'Bionic Commando' lacks gripping gameplay
The latest “Bionic Commando” is a sequel to a 21-year-old Nintendo Entertainment System (NES) game. As in the first “Bionic Commando,” you control Nathan Spencer and his huge, grappling-hook-equipped robotic arm. As the sole government operative in the besieged Ascension City, you have to shoot, slam and crush enemy after enemy as you attempt to wrest control of the city from a mysterious terrorist organization.
The original gameplay revolved around the grappling-hook abilities of your bionic arm. That focus is retained here, and by itself works very well. After just a few minutes, swinging around is both easy and exhilarating, giving you a sense of skill and freedom that appears to be setting you up for a great experience.
Then you find out about the “radiation.”
Radiation is a simple mechanic designed to allow the illusion of wide-open spaces without having to resort to invisible walls. It is represented as areas of hazy blue fog that bound each level on the top and sides, and it “interferes with your bionic arm,” which translates to “It kills you.”
The biggest problem is that the areas of radiation are very much imperfectly marked, so any rapid swinging or incautious momentum can quickly lead to an unexpected death.
This is a seemingly small problem, but it follows you from level to level, constantly punishing your attempts at exploration and creative strategy. Fights with flying enemies that should be glorious aerial ballets of destruction instead become slow, repetitive attempts to herd your opponent to an area that seems safe in which to grapple. However, just when you grab onto a craft to land a death blow, it happens to lift up enough to bring you into the invisible field of death.

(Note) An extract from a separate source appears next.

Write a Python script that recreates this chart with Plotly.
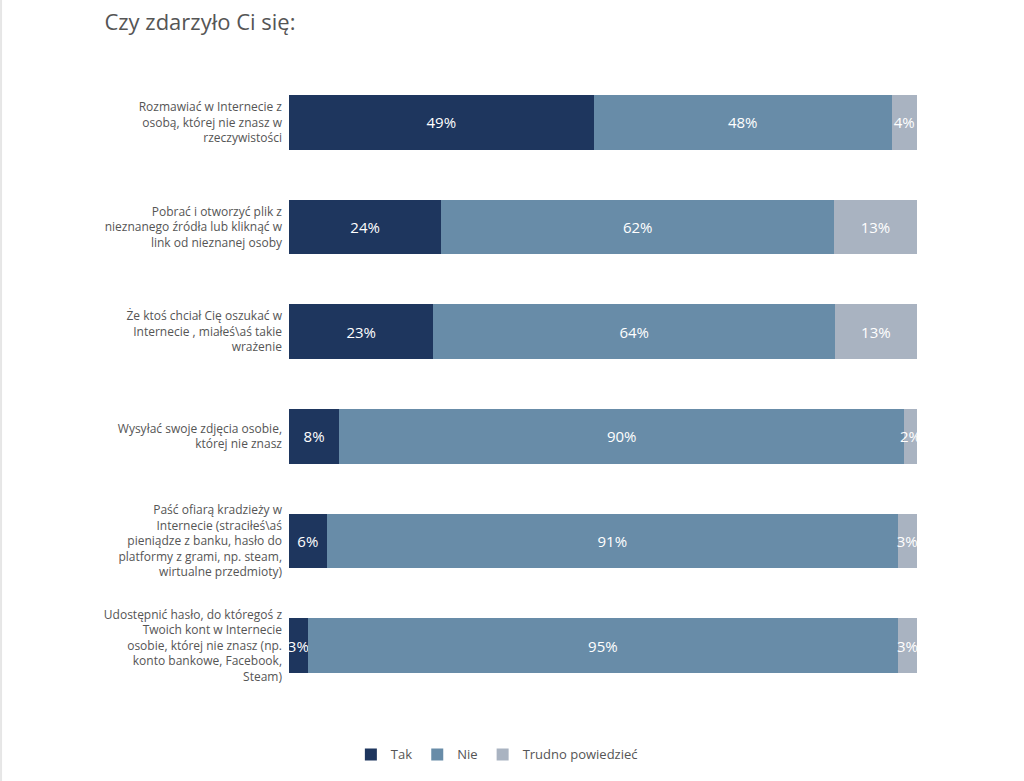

The rest of the game isn’t nearly good enough to make up for the failure of this core mechanic. Even when your arm works, combat has very little variety and is rarely as interesting or varied as just swinging around. This story is really on the action movie level. Unfortunately, no single character has clear motivations for the crazy things they do. There are also a couple of nonsensical twists that are really at odds with how seriously the game seems to take itself.
The game has moments of fun -- there are indoor and underground levels at which radiation is absent and swinging is closer to the joy it should be -- but you have to slog through too many mundane firefights to get to them. The multiplayer can give you another hour or two, but overall, there’s just nothing in “Bionic Commando” that’s worth the price of admission.